Why Invest in Utah Coal Power Now?by Jennifer Sandmann
Times-News, October 15, 2006
BURLEY -- Local utilities that use power generated by federal dams will soon have the option to shop for a portion of their power supply.
Burley, Heyburn, Rupert and United Electric that serves customers in Cassia and Minidoka counties are attempting to prepare for that day.
They are considering investing in a new coal-fired power plant near Delta, Utah, scheduled to be up and running by 2012.
Electric service in the Mini-Cassia area is provided primarily by city electric departments and nonprofit utilities such as United Electric that buy power from Bonneville Power Administration.
BPA is a federal agency that markets power generated by federal dams on the Columbia River system.
The massive system includes Minidoka Dam on the Snake River near Rupert.
BPA-supplied local electrical needs for the better half of the 20th century by supplementing hydropower with power bought on the wholesale market.

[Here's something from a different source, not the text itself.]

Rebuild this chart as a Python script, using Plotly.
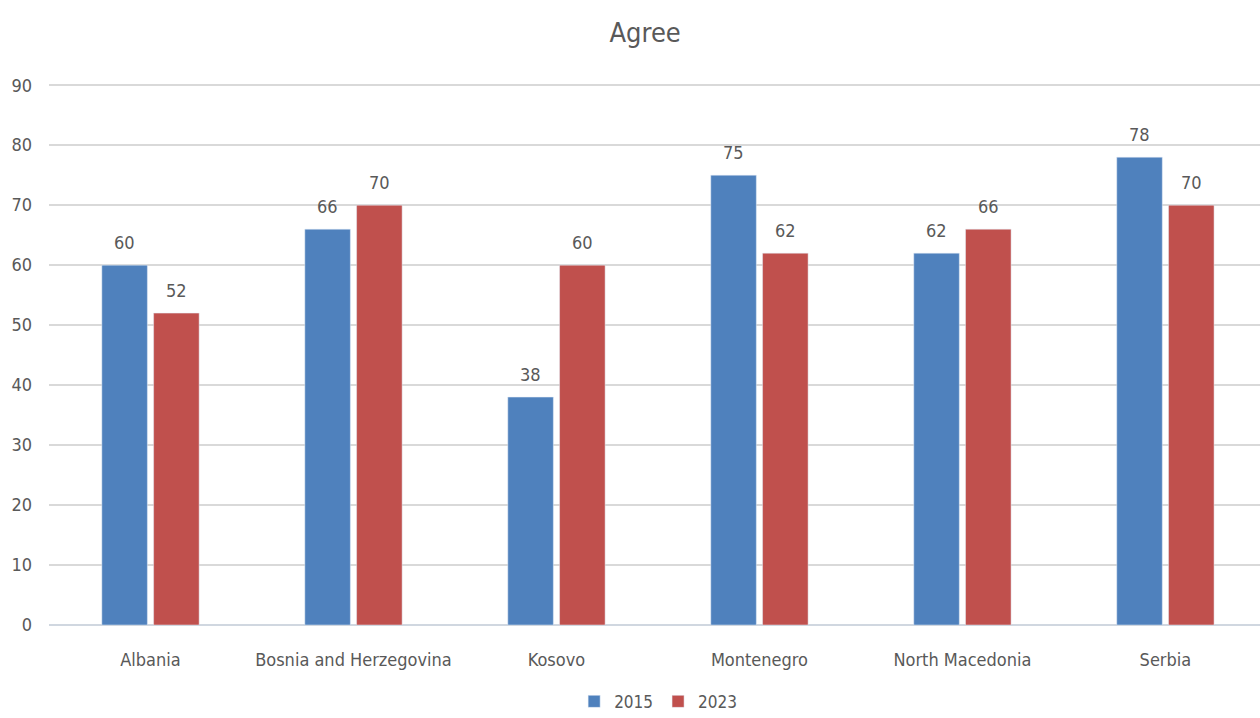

But the Enron-era energy crisis of 2000-2001 changed that reliable mix. BPA wants to avoid acquiring large amounts of wholesale power on short notice because of market volatility.
Beginning in 2012, BPA will allow utilities to secure their own power if they need more than the federal dams can provide.
That is the same year the Utah coal plant is scheduled to begin operation, another reason for its local appeal.
A utility will still be able to opt for full BPA service through a tiered-rate system. Once a utility's BPA hydropower allocation is met, the second tier of rates will kick in with power that could be supplied at greater cost through the wholesale market.
Pros and cons are debated in terms of price risk.
"The future holds risks, whether you participate in buying from a power plant or buying from the market," said Ralph Williams, general manager of United Electric in Heyburn.
For United Electric and the cities, it comes down to positioning local communities for growth.
Affordable power rates are part of that.
Steve Eckles, electric department manager for the city of Rupert, said investing in the power plant provides a cushion.
"It'll be a reserve. It'll be there if we need it. If we don't need it, they'll sell it on the open market," Eckles said.
Awaited are final figures on transmission costs from Utah, but forecasts indicate that even with the cost of paying back debt for plant construction, rates will be lower than the wholesale market.
Investors still would be required to pay their debt even when the plant doesn't operate, Williams said.
But that risk is balanced by the fact that two other 900-megawatt plants already exist there, he said.
Local utilities would be able to use that power instead, although it would be two-thirds of their reserved amount.
Power unused by plant investors will be marketed.
Depending on market rates, power sales could help pay back construction costs. If wholesale rates are unexpectedly cheaper than what the plant can produce, sales won't fully absorb the plant costs.